Give again only the lines beginning with the one that contains "Write the Chart.js code for this chart." and ending with the one that contains "const yStep = 0.5;"; include both of those lines.

Figure scripts
┄┄┄┄┄┄┄┄┄┄

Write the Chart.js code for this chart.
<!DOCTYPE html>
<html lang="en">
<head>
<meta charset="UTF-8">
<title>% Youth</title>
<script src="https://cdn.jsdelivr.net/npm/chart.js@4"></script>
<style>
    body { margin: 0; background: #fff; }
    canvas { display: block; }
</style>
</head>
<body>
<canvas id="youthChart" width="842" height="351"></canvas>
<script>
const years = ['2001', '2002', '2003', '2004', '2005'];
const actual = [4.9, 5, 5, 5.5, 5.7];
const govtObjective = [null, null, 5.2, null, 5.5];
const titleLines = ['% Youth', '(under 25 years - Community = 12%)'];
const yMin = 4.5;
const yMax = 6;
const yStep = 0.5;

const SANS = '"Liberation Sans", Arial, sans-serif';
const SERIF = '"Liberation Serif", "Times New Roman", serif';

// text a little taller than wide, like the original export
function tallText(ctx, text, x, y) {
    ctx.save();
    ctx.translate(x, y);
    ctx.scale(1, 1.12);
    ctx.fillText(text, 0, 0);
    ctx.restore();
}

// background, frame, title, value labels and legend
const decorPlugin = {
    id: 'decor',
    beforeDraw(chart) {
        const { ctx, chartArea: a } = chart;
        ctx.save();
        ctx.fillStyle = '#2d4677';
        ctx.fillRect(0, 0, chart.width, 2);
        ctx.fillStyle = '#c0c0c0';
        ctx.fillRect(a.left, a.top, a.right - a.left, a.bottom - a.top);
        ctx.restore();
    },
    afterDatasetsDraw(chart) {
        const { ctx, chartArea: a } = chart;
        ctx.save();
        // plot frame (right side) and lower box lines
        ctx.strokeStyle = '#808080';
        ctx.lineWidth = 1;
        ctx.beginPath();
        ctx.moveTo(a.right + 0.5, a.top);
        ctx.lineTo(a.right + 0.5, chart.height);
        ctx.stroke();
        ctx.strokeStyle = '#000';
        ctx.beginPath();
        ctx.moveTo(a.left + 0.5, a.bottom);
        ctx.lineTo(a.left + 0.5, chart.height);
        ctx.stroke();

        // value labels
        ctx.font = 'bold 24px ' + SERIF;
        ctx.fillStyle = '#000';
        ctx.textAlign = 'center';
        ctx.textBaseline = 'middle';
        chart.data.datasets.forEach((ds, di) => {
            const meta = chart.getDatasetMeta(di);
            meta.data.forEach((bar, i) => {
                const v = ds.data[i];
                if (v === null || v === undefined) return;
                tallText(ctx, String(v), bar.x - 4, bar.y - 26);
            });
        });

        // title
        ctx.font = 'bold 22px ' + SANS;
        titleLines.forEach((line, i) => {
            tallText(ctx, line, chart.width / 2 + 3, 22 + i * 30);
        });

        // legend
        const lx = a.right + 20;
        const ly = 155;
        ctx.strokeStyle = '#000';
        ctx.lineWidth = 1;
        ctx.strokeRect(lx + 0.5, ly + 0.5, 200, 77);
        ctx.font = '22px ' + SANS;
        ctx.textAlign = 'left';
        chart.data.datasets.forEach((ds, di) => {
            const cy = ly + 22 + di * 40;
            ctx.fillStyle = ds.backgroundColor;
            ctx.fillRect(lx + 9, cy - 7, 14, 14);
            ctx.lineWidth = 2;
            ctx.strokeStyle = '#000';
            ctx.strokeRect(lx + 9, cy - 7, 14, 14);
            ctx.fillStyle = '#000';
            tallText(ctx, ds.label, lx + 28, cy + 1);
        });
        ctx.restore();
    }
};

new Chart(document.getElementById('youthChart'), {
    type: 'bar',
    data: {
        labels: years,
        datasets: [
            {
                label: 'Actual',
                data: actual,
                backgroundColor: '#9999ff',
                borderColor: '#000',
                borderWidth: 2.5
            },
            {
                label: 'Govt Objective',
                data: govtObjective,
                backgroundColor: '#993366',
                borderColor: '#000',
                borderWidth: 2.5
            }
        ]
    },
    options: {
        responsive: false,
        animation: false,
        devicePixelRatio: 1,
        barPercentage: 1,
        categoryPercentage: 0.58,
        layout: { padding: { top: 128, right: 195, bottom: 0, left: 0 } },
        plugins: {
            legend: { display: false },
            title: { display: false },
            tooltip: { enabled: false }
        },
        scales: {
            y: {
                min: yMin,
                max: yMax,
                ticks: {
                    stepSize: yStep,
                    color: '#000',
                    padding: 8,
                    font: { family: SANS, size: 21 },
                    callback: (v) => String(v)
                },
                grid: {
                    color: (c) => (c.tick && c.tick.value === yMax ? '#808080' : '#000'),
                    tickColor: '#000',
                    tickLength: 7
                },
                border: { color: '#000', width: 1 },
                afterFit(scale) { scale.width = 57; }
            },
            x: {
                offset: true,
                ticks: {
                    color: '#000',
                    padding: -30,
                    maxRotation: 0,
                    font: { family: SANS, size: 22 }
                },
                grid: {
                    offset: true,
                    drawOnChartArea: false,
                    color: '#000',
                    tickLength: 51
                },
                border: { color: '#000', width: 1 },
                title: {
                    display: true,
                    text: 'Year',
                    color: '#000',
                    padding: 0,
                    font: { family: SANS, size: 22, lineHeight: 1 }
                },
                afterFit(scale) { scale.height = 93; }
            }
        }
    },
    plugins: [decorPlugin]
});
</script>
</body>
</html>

┄┄┄┄┄┄┄┄┄┄

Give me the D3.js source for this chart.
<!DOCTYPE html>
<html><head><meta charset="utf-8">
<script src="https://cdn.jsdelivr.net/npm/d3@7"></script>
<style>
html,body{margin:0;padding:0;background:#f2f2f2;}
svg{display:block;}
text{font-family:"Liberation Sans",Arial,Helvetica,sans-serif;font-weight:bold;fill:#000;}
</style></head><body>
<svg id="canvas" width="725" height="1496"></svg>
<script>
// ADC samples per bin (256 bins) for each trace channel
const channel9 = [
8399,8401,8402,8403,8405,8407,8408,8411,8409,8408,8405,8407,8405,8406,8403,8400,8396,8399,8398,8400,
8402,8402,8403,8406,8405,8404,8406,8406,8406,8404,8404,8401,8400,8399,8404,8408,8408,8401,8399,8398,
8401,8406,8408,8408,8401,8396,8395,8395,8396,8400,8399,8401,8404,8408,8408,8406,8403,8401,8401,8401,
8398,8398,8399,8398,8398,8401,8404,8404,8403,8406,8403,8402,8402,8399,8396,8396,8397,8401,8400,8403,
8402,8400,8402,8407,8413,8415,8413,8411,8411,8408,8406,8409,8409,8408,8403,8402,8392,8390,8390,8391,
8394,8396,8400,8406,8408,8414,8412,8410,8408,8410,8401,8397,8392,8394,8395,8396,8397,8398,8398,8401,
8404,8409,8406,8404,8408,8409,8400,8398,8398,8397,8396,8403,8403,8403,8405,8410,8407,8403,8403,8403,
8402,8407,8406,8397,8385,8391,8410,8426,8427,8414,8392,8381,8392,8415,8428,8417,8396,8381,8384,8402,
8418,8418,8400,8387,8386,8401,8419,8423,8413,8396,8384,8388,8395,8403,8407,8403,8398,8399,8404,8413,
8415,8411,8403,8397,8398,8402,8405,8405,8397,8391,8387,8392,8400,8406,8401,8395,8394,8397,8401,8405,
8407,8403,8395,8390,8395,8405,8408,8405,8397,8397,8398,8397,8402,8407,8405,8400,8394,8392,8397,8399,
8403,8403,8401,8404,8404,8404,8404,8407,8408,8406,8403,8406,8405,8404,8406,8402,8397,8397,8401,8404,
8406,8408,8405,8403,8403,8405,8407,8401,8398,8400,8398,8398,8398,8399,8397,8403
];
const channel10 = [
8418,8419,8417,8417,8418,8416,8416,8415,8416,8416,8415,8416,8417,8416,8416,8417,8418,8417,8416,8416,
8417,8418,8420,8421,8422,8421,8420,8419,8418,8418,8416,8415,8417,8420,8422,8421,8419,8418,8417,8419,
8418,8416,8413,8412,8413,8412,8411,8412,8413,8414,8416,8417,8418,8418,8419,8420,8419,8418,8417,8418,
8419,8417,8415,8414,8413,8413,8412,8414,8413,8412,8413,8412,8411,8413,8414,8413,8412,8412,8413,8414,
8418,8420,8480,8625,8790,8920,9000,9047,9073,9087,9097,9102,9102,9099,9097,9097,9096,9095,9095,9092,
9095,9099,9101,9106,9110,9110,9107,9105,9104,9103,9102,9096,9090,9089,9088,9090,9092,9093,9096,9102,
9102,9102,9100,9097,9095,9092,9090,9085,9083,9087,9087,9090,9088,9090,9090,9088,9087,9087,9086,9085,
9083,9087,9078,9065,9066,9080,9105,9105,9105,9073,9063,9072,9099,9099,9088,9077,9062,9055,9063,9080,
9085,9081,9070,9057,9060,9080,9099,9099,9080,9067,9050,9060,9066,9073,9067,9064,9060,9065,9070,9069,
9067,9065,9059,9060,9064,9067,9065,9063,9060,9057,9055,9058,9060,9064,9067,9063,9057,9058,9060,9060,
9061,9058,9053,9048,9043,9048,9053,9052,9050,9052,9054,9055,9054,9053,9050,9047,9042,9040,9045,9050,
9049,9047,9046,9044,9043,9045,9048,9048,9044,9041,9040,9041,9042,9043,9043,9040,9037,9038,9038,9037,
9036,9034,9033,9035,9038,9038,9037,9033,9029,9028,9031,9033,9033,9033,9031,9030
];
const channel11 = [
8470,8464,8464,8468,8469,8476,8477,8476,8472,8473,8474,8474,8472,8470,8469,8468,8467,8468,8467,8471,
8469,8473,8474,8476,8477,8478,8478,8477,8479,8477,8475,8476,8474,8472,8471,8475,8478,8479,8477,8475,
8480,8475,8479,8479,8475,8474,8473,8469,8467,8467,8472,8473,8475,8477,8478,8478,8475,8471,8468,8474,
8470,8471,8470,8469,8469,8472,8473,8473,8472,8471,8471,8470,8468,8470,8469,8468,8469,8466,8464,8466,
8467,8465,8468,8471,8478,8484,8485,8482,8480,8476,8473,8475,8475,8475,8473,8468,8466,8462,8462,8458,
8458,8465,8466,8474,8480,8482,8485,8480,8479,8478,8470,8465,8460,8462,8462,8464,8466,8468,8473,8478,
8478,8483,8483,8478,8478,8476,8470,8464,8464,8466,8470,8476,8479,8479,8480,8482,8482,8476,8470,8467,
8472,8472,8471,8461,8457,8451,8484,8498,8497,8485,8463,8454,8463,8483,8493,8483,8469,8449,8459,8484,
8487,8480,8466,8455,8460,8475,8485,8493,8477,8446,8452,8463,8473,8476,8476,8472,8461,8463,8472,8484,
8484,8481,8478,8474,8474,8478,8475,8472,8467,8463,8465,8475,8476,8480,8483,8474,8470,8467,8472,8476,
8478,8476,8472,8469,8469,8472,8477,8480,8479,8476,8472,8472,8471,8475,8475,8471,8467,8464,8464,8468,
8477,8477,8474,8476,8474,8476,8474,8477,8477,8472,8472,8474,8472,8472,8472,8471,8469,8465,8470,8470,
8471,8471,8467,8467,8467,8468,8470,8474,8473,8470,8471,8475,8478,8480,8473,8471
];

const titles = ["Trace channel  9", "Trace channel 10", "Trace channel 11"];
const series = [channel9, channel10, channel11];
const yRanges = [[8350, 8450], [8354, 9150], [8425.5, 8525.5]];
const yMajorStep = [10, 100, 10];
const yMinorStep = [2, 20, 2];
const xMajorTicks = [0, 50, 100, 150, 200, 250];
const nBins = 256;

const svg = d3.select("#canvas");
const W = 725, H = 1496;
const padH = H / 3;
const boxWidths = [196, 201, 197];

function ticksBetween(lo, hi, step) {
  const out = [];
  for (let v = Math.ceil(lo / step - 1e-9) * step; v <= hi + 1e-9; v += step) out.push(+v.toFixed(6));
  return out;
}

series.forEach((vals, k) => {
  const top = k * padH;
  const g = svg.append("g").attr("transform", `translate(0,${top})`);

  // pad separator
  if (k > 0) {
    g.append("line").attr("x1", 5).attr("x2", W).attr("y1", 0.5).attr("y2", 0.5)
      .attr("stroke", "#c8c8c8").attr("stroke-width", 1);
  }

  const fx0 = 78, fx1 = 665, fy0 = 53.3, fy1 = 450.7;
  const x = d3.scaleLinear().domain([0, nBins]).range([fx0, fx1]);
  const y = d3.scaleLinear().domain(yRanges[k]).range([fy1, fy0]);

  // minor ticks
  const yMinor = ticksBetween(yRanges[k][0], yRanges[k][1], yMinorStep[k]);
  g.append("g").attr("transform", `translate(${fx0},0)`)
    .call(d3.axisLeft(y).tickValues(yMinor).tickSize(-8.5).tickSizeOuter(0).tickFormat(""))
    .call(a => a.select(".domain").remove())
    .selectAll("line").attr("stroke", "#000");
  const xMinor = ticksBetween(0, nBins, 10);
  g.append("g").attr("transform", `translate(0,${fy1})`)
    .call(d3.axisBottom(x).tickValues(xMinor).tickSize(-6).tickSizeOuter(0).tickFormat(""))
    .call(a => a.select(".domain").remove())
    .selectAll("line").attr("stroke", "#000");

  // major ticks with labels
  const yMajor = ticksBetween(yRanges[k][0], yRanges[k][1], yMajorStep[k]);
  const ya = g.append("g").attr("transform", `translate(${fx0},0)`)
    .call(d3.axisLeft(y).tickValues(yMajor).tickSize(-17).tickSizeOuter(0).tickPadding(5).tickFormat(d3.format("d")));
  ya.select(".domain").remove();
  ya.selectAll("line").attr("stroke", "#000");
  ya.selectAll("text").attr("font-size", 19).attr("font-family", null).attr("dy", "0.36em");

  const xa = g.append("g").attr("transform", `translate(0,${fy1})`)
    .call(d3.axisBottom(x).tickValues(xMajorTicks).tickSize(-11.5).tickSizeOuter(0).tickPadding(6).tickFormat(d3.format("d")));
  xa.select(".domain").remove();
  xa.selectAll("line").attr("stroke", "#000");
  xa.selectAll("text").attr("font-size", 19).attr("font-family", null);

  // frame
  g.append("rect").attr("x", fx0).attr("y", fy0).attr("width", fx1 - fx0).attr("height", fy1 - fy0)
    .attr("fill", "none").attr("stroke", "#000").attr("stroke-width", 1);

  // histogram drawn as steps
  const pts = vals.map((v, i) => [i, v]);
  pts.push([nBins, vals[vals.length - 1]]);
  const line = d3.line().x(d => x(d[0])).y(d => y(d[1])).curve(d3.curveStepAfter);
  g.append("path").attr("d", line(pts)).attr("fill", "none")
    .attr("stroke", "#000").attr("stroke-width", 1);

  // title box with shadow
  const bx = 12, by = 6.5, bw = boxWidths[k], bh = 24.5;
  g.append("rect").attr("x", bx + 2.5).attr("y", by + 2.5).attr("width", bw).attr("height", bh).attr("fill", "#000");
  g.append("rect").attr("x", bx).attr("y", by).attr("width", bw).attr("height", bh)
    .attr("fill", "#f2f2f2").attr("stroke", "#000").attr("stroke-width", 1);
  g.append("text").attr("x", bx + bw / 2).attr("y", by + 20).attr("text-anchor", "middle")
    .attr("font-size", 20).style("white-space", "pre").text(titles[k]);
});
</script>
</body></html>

┄┄┄┄┄┄┄┄┄┄

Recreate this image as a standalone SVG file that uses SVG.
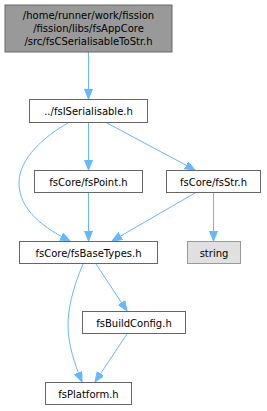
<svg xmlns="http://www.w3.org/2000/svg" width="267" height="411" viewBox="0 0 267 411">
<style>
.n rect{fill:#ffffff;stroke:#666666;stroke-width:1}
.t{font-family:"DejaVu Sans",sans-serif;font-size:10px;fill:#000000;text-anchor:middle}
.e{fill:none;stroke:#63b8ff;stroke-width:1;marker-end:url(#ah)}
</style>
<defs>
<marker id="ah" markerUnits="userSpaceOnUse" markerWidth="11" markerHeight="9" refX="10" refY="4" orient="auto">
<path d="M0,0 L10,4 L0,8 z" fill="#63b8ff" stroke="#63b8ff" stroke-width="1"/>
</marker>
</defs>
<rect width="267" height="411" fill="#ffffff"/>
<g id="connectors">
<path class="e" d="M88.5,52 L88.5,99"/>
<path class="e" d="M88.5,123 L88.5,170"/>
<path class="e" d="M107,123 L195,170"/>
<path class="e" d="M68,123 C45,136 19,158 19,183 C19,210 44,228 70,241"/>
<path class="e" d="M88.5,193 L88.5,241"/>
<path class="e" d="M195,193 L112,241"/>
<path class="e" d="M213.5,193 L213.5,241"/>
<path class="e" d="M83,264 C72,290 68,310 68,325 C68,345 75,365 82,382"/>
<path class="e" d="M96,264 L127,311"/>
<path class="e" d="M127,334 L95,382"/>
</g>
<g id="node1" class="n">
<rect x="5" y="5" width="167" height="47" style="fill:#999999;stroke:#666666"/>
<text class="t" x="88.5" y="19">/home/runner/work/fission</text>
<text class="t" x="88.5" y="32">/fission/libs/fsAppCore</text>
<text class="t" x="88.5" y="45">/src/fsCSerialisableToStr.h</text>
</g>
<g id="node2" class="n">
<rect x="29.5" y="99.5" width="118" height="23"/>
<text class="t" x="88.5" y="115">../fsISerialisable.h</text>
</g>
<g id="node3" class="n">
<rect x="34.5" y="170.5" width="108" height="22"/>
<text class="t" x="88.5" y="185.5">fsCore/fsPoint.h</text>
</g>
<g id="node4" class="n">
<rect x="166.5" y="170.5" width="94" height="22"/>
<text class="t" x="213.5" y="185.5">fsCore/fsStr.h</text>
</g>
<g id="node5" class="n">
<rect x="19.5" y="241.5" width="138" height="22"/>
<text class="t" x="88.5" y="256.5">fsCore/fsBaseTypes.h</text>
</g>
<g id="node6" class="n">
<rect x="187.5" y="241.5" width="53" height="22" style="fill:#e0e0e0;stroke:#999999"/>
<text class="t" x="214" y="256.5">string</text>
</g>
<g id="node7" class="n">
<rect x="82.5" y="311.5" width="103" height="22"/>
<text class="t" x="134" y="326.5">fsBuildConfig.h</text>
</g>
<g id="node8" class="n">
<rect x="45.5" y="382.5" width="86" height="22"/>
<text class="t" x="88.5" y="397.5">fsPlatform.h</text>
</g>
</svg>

┄┄┄┄┄┄┄┄┄┄

§ Complete answer:
Write the Chart.js code for this chart.
<!DOCTYPE html>
<html lang="en">
<head>
<meta charset="UTF-8">
<title>% Youth</title>
<script src="https://cdn.jsdelivr.net/npm/chart.js@4"></script>
<style>
    body { margin: 0; background: #fff; }
    canvas { display: block; }
</style>
</head>
<body>
<canvas id="youthChart" width="842" height="351"></canvas>
<script>
const years = ['2001', '2002', '2003', '2004', '2005'];
const actual = [4.9, 5, 5, 5.5, 5.7];
const govtObjective = [null, null, 5.2, null, 5.5];
const titleLines = ['% Youth', '(under 25 years - Community = 12%)'];
const yMin = 4.5;
const yMax = 6;
const yStep = 0.5;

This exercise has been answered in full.